Science-- there's something for everyone

Friday, February 8, 2013

New and improved DNA data storage


To be clear, we’re not talking about storing DNA itself. DNA is actually surprisingly stable and, under the right conditions, can last thousands of years without degrading. No, the idea is to use DNA as a medium for storing other kinds of information. For example, Nick Goldman and his colleagues from the European Bioinformatics Institute have used DNA to store all of Shakespeare’s sonnets, a color photograph and a sound recording of Martin Luther King Junior. The authors believe that their new technique could one day solve all our data archiving needs in perpetuity.
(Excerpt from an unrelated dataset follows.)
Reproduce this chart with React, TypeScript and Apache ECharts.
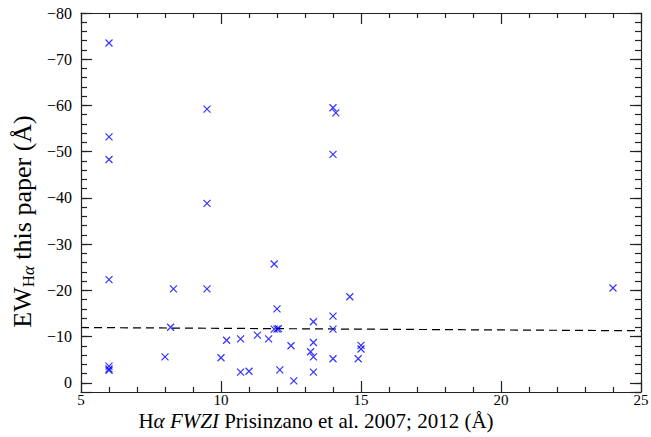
import React, { useEffect, useRef } from "react";
import * as echarts from "echarts";

// H-alpha FWZI (Prisinzano et al.) vs EW (this paper)
const fwzi = [
  6.0, 6.0, 6.0, 6.0, 6.0, 6.0, 6.0,
  8.0, 8.2, 8.3,
  9.5, 9.5, 9.5,
  10.0, 10.2, 10.7, 10.7, 11.0, 11.3, 11.7,
  11.9, 11.9, 12.0, 12.0, 12.05, 12.1,
  12.5, 12.6,
  13.2, 13.3, 13.3, 13.3, 13.3,
  14.0, 14.1, 14.0, 14.0, 14.0, 14.0,
  14.6, 14.9, 15.0, 15.0,
  24.0,
];
const ewHa = [
  -73.5, -53.2, -48.3, -22.3, -3.6, -3.0, -2.7,
  -5.6, -12.0, -20.3,
  -59.2, -38.8, -20.3,
  -5.4, -9.2, -9.5, -2.3, -2.5, -10.3, -9.5,
  -25.7, -11.6, -16.0, -11.6, -11.7, -2.8,
  -8.0, -0.4,
  -6.7, -13.2, -8.7, -5.6, -2.3,
  -59.5, -58.4, -49.4, -14.4, -11.6, -5.2,
  -18.6, -5.2, -8.1, -7.3,
  -20.5,
];
const fitX = [5, 25];
const fitY = [-11.95, -11.25];

const xTicks = [5, 10, 15, 20, 25];
const yTicks = [-80, -70, -60, -50, -40, -30, -20, -10, 0];

const FONT = "'Liberation Serif', 'DejaVu Serif', serif";
const AXIS_COLOR = "#222";

export default function App() {
  const ref = useRef<HTMLDivElement>(null);
  useEffect(() => {
    if (!ref.current) return;
    const chart = echarts.init(ref.current, null, { renderer: "svg" });
    const fmtY = (v: number) =>
      yTicks.includes(v) ? String(v).replace("-", "\u2212") : "";
    const fmtX = (v: number) => (xTicks.includes(v) ? String(v) : "");
    const lineStyle = { color: AXIS_COLOR, width: 1.2 };
    const baseX = {
      type: "value" as const,
      min: 5,
      max: 25,
      interval: 5,
      gridIndex: 0,
      splitLine: { show: false },
      axisLine: { show: true, onZero: false, lineStyle },
      axisTick: { show: true, inside: true, length: 11, lineStyle },
      minorTick: { show: true, splitNumber: 5, length: 5, lineStyle },
    };
    const baseY = {
      type: "value" as const,
      min: -80,
      max: 2,
      inverse: true,
      gridIndex: 0,
      splitLine: { show: false },
      axisLine: { show: true, onZero: false, lineStyle },
    };
    chart.setOption({
      animation: false,
      backgroundColor: "#fff",
      grid: {
        left: 81,
        right: 10,
        top: 13,
        bottom: 45,
        containLabel: false,
        outerBoundsMode: "none",
      },
      xAxis: [
        {
          ...baseX,
          position: "bottom",
          axisLabel: {
            show: true,
            formatter: fmtX,
            margin: 2,
            color: "#000",
            fontFamily: FONT,
            fontSize: 15,
            lineHeight: 12,
          },
          name: "H{it|\u03b1} {it|FWZI} Prisinzano et al. 2007; 2012 (\u00c5)",
          nameLocation: "middle",
          nameGap: 20,
          nameMoveOverlap: false,
          nameTextStyle: {
            color: "#000",
            fontFamily: FONT,
            fontSize: 21,
            lineHeight: 18,
            padding: [0, 90, 0, 0],
            rich: {
              it: {
                fontFamily: FONT,
                fontStyle: "italic",
                fontSize: 21,
                lineHeight: 18,
                color: "#000",
              },
            },
          },
        },
        {
          ...baseX,
          position: "top",
          axisLabel: { show: false },
        },
      ],
      yAxis: [
        {
          ...baseY,
          position: "left",
          interval: 2,
          axisTick: { show: true, inside: true, length: 6, lineStyle },
          axisLabel: {
            show: true,
            formatter: fmtY,
            margin: 9,
            color: "#000",
            fontFamily: FONT,
            fontSize: 16,
            showMaxLabel: false,
          },
          name: "EW{sub|H}{subi|\u03b1} this paper (\u00c5)",
          nameLocation: "middle",
          nameRotate: 90,
          nameGap: 44,
          nameMoveOverlap: false,
          nameTextStyle: {
            color: "#000",
            fontFamily: FONT,
            fontSize: 26,
            lineHeight: 30,
            padding: [0, 38, 0, 0],
            rich: {
              sub: {
                fontFamily: FONT,
                fontSize: 17,
                lineHeight: 17,
                verticalAlign: "bottom",
                color: "#000",
              },
              subi: {
                fontFamily: FONT,
                fontSize: 17,
                fontStyle: "italic",
                lineHeight: 17,
                verticalAlign: "bottom",
                color: "#000",
              },
            },
          },
        },
        {
          ...baseY,
          position: "left",
          offset: 0,
          interval: 10,
          axisLine: { show: false },
          axisTick: { show: true, inside: true, length: 11, lineStyle },
          axisLabel: { show: false },
        },
        {
          ...baseY,
          position: "right",
          interval: 2,
          axisTick: { show: true, inside: true, length: 6, lineStyle },
          axisLabel: { show: false },
        },
        {
          ...baseY,
          position: "right",
          offset: 0,
          interval: 10,
          axisLine: { show: false },
          axisTick: { show: true, inside: true, length: 11, lineStyle },
          axisLabel: { show: false },
        },
      ],
      series: [
        {
          type: "line",
          xAxisIndex: 0,
          yAxisIndex: 0,
          data: fitX.map((x, i) => [x, fitY[i]]),
          symbol: "none",
          lineStyle: { color: "#000", width: 1.2, type: [8, 5] },
          silent: true,
          z: 1,
        },
        {
          type: "scatter",
          xAxisIndex: 0,
          yAxisIndex: 0,
          data: fwzi.map((x, i) => [x, ewHa[i]]),
          symbol: "path://M0 0L10 10M10 0L0 10",
          symbolSize: 7,
          itemStyle: { color: "none", borderColor: "#0000ff", borderWidth: 1.2 },
          z: 2,
        },
      ],
    });
    return () => chart.dispose();
  }, []);
  return <div ref={ref} style={{ width: 651, height: 437, position: "absolute", left: 0, top: 0 }} />;
}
The idea of using DNA to store information is not new. DNA has long been thought an attractive data depository because all it requires for long-term maintenance is a cool, dark environment. You can also fit an amazing amount of data in a small space. The authors estimate that all the data that’s ever been created could fit in the back of one pick-up truck. And best of all, because the nucleotides don’t change, unlike cassette tapes and DVDs, the same decoding technology should work a thousand years from now.

To use DNA for data storage, you simply manufacture DNA using the sequence of As, Ts, Gs and Cs as a code to spell out whatever you wish. To be clear, these synthetic strands of DNA will not encode any genes. That is, like magnetic tape or ink, they will not have any function other than to store or retrieve information. Unfortunately, at this time, it’s exceedingly difficult to synthesize DNA that’s much longer than a hundred bases long, barely enough for a sentence. Almost any data file would have to be broken into a huge number of pieces that would then have to be faithfully joined together. Goldman and his colleagues improved upon this both by creating a novel code and by using four-fold redundancy.

Briefly, the researchers took the information to be DNA-itized (a sonnet in the example below) and converted it first into binary code (shown blue below) and then into a novel trinary code (0s, 1s and 2s, shown in red) where each digit is represented by two nucleotides. The resulting sequence of DNA (green) was synthesized in short overlapping fragments, so that each data point was found in four distinct pieces. Each fragment of DNA contained tags indicating where to fit it in order to regenerate the original sequence. The high degree of redundancy ensured accurate retrieval. 

Digital information encoding in DNA.

Nature PMID: 23354052.

The scientists were able to send their DNA from the U.S. to Germany, where it was correctly reconstructed and decoded.

As of now, even this new method of DNA storage is far too expensive and has too slow a retrieval rate to be of any practical use. The authors have every expectation that this will change. Perhaps in as little as ten years, DNA will be the medium of choice for our data storage needs.

You can read more about this exciting research here.


Goldman N, Bertone P, Chen S, Dessimoz C, Leproust EM, Sipos B, & Birney E (2013). Towards practical, high-capacity, low-maintenance information storage in synthesized DNA. Nature PMID: 23354052.